You’re doing the lord’s work, soldier
I fight the battles that no one else will
As a young lad, I had a plastic bin filled with the assorted and disassembled pieces of various lego sets. I had a near-encyclopedic memory of which pieces I possessed and would spend hours digging through that bin searching for the exact piece that I knew was there, like a cat trying to get comfortable in a litter box. I know I had at least two X-Wing sets, and probably a Naboo Starfighter and an assortment of smaller sets as well. Whenever I received a new set, I would dutifully assemble it according to the instructions, and then, satisfied with my work, immediately destroy the construction to re-use the pieces in more free-form building. Once I built a giant asymmetrical spaceship of some sort, with a hollow interior that I would hide junior mints in. But that, too, was eventually destroyed, and the tasty toothpaste mint candy chocolates consumed.

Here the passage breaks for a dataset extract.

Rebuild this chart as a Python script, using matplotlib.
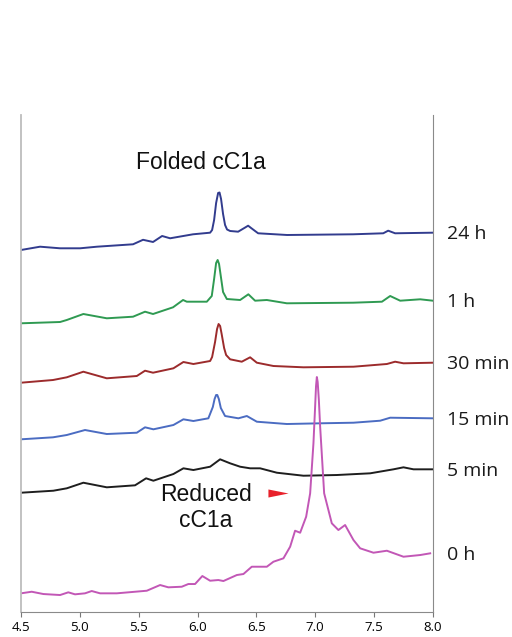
import matplotlib
matplotlib.use("Agg")
import matplotlib.pyplot as plt

# retention time (min) and signal above each trace's own baseline
t_24h = [4.500, 4.662, 4.832, 5.002, 5.146, 5.452, 5.537, 5.622, 5.699, 5.767, 5.962,
         6.107, 6.124, 6.141, 6.158, 6.175, 6.187, 6.200, 6.217, 6.234, 6.251, 6.277,
         6.345, 6.405, 6.430, 6.455, 6.515, 6.761, 7.322, 7.578, 7.620, 7.679, 8.000]
s_24h = [0, 3.3, 1.7, 1.7, 3.3, 5.7, 10.2, 8, 14, 11.7, 15.7,
         17.3, 20, 30, 47, 57, 57.5, 51, 36, 25, 20.5, 19,
         18.3, 22.5, 24.3, 22, 16.7, 15, 15.7, 16.7, 19.3, 16.7, 17.3]

t_1h = [4.500, 4.832, 4.889, 5.030, 5.229, 5.452, 5.554, 5.622, 5.792, 5.877, 5.909,
        6.079, 6.121, 6.141, 6.158, 6.171, 6.183, 6.200, 6.217, 6.249, 6.362, 6.432,
        6.489, 6.589, 6.759, 7.322, 7.567, 7.637, 7.722, 7.892, 8.000]
s_1h = [-0.3, 1, 3, 9, 4.7, 6.3, 11.3, 9, 15.7, 23, 21.3,
        21.3, 27, 44, 60, 63, 59, 45, 31, 24, 23, 28.7,
        22.3, 23, 19.7, 20.3, 21.3, 27, 22.3, 23.7, 22.3]

t_30m = [4.500, 4.772, 4.889, 5.030, 5.229, 5.484, 5.554, 5.622, 5.795, 5.880, 5.965,
         6.107, 6.124, 6.149, 6.166, 6.179, 6.192, 6.205, 6.226, 6.243, 6.277, 6.376,
         6.447, 6.504, 6.645, 6.900, 7.325, 7.609, 7.679, 7.750, 8.000]
s_30m = [0.3, 3, 5.7, 11.3, 4.7, 7, 12.3, 10.3, 14.7, 21, 19,
         22, 26, 41, 54, 59, 57, 49, 35, 28, 23.7, 21.3,
         25.7, 20.3, 17, 15.7, 16.3, 19, 21.3, 19.7, 20.3]

t_15m = [4.500, 4.772, 4.889, 5.044, 5.229, 5.484, 5.554, 5.625, 5.795, 5.880, 5.965,
         6.092, 6.130, 6.145, 6.158, 6.168, 6.181, 6.198, 6.234, 6.347, 6.419, 6.504,
         6.759, 7.042, 7.325, 7.552, 7.637, 8.000]
s_15m = [-0.3, 1.7, 4, 9, 5, 6.3, 11.7, 9.7, 14, 19.7, 18,
         20.7, 32, 40, 44, 44, 40, 31, 23, 20.7, 23, 17.3,
         15, 15.7, 16.3, 18.3, 21.3, 20.7]

t_5m = [4.500, 4.775, 4.889, 5.030, 5.229, 5.469, 5.563, 5.625, 5.795, 5.880, 5.965,
        6.107, 6.192, 6.277, 6.362, 6.447, 6.532, 6.674, 6.900, 7.184, 7.467, 7.665,
        7.750, 7.835, 8.000]
s_5m = [0.3, 2.3, 4.7, 10.3, 5.7, 7.7, 14.7, 12.3, 19, 24.7, 23,
        26.3, 33.7, 29.7, 26.3, 24.7, 24.7, 20.3, 17.3, 18, 19.7, 23.7,
        25.7, 23.7, 23.7]

t_0h = [4.500, 4.591, 4.690, 4.832, 4.902, 4.959, 5.044, 5.101, 5.172, 5.314, 5.569,
        5.682, 5.752, 5.866, 5.922, 5.979, 6.041, 6.107, 6.177, 6.220, 6.334, 6.390,
        6.461, 6.589, 6.645, 6.730, 6.787, 6.829, 6.872, 6.923, 6.957, 6.985, 6.998,
        7.007, 7.014, 7.021, 7.031, 7.042, 7.076, 7.141, 7.197, 7.254, 7.325, 7.382,
        7.495, 7.609, 7.750, 7.892, 7.977]
s_0h = [-0.3, 1.3, -1, -2, 0.7, -1.3, -0.3, 2, -0.3, -0.3, 2.3,
        8, 5.7, 6.3, 9, 9, 17, 12.3, 13, 12, 18, 19,
        26.3, 26.3, 31.3, 34.7, 46.3, 62.3, 60.3, 76.3, 99.7, 149.7, 183,
        207, 216, 211, 193, 166.3, 99.7, 69.7, 63, 68, 53, 44.7,
        40.3, 42.3, 36.3, 38, 39.7]

labels = ["24 h", "1 h", "30 min", "15 min", "5 min", "0 h"]
offsets = [362, 289, 229, 173, 119, 19]
colors = ["#323c8e", "#2f9a52", "#9c2b2c", "#4b6cc2", "#1e1e1e", "#c257b6"]
times = [t_24h, t_1h, t_30m, t_15m, t_5m, t_0h]
signals = [s_24h, s_1h, s_30m, s_15m, s_5m, s_0h]

fig = plt.figure(figsize=(5.12, 6.37), dpi=100)
ax = fig.add_axes([0.041, 0.0392, 0.8045, 0.7803])

for t, s, off, col, lab in zip(times, signals, offsets, colors, labels):
    y = [v + off for v in s]
    ax.plot(t, y, color=col, lw=1.4, solid_joinstyle="round")
    ax.text(1.034, y[-1] - 1.5, lab, transform=ax.get_yaxis_transform(),
            ha="left", va="center", fontsize=14, family="Open Sans", color="#1a1a1a")

ax.text(6.028, 449, "Folded cC1a", ha="center", va="center",
        fontsize=16.5, family="Liberation Sans", color="#111111")
ax.text(6.071, 104.7, "Reduced\ncC1a", ha="center", va="center",
        fontsize=16.5, family="Liberation Sans", color="#111111", linespacing=1.2)
ax.plot([6.688], [119.3], marker=[(-1, -0.4), (1, 0), (-1, 0.4)],
        markersize=14.5, color="#e8212b", mec="none", ls="none")

ax.set_xlim(4.5, 8.0)
ax.set_ylim(0, 497)
ax.set_xticks([4.5, 5.0, 5.5, 6.0, 6.5, 7.0, 7.5, 8.0])
ax.set_xticklabels(["4.5", "5.0", "5.5", "6.0", "6.5", "7.0", "7.5", "8.0"],
                   family="Open Sans", fontsize=9.5)
ax.set_yticks([])
ax.tick_params(axis="x", direction="out", length=3.6, width=0.8, color="#777777", pad=3)

ax.spines["top"].set_visible(False)
ax.spines["left"].set_color("#bdbdbd")
ax.spines["left"].set_linewidth(1.3)
ax.spines["right"].set_color("#8a8a8a")
ax.spines["right"].set_linewidth(0.8)
ax.spines["bottom"].set_color("#8a8a8a")
ax.spines["bottom"].set_linewidth(0.8)

fig.savefig("out.png", dpi=100)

What I think I’m trying to convey here is that making a creation out of Lego is a lot like creating a Mandala out of sand. It’ll take much longer to create the mandala than it will to destroy it, but the act of destruction is just as important as the creation, even if it occurs much faster. The act of creation is sacred, but so is the act of destruction, because in destroying something, you free up material to be used in further creation, whether that be the bricks of a lego, the sand of a mandala, or the atoms of a star. In this sense, we can also see that both Mandalas and Lego are models of the nature of our universe, where destruction first requires creation, and creation begets destruction. This can ultimately be applied even to our own state of being, where we exist in an interminable state that we call the present moment, which is always preceded by a past present moment that was destroyed in the process of creating the new present.
Boy Postmodern literature really got you whipped, huh? Okay in all seriousness though (as serious as a cat trying to get comfortable in a litter box can be), I feel like you’re probably on to something, but it’s not something I’m totally comfortable admitting whenever I build something. Like, the ultimate transience of your asymmetrical junior mints cargo freighter (which is cooler than anything I think I’ve ever built) is not something I have the maturity to ever admit. Every time I build something free form, or sometimes even with a particular set I’m proud of, I’m always like, well, this is it, the crown of creation, the pinnacle of all of my practice. This will never be taken apart, ever, because the divine purpose of these pieces has always lead them to this very moment. And then like a month later i get tired of it and start over, but I won’t be caught admitting that when the post-lego clarity hits.